Being transgender is fucking bullshit. [7-?-2016]

I spend a majority of my time hating myself.  My body.  My shovel face.  My voice.  Every single hair below my forehead.  My hands.  My feet.  My belly button.  My legs.

The worst part is, no matter how much I change, I know it isn’t in me to ever be satisfied.  Hell, I can’t even believe that the hormones I’m on will help my physical situation in any significant way.


It would be nice to have someone to love.  [7-1-2016]

Someone that loved me.  Someone to hold me and rub my back when I’m feeling down.  Someone to tell me I’m pretty, even when I know I’m not.  Someone that would stay with me no matter how rocky my moods got.

I’ve never had anyone.  Not.  Ever.  No joke.  It really is a miracle that all of the varying jealousy’s in me haven’t completely destroyed me from the inside.  Yet.  Only once has anyone ever wanted me enough to actually make it known, and every time I like someone- every single time– my affection is completely unrequited.  I hear people complain about their relationships, their girlfriends, boyfriends, husbands, wives, and not only can I not relate, but it makes me extremely sad.  I could get them to stop simply by telling them that I have never had anyone.  You are complaining about dirty water to someone that is dying of thirst.  I never do though.  That isn’t how people work.  Just because their hardship is something I have never had the chance to experience, that doesn’t mean that it is not- in fact- a hardship.  Does not an engine failure in a Ferrari have the potential to be just as devastating as a broken down bicycle, given the person involved?

I started thinking at some point that I may have been cursed.  The first and only person to confess their feeling for me, did so at the worst possible time.  I was not ready for what came with such a confession, and so I shrank away from it, and them.  I feel horrible about that to this day, but I feel she put a curse on me no less.  I bear no malice toward her for it, and actually feel that I deserve it.  Perhaps it is this guilt that has doomed me to a life of solitude.  I can only suppose at this point, so far into my loneliness that it’s hard to spot the place where it began.

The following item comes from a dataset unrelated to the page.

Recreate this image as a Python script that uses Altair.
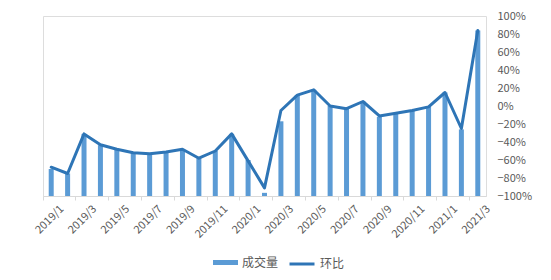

To make matters even worse, I’m trans.  Born a male, identifying as female.  Who the hell would want that when they already didn’t want anything to do with the vanilla version of me?  I spend a majority of my time thinking about how much I hate myself, and how I’ll never find someone to love me because I’m incapable of loving myself.  Not as I am now.  Not as I will always be.  We can save where I stand on the trans issue for another entry though.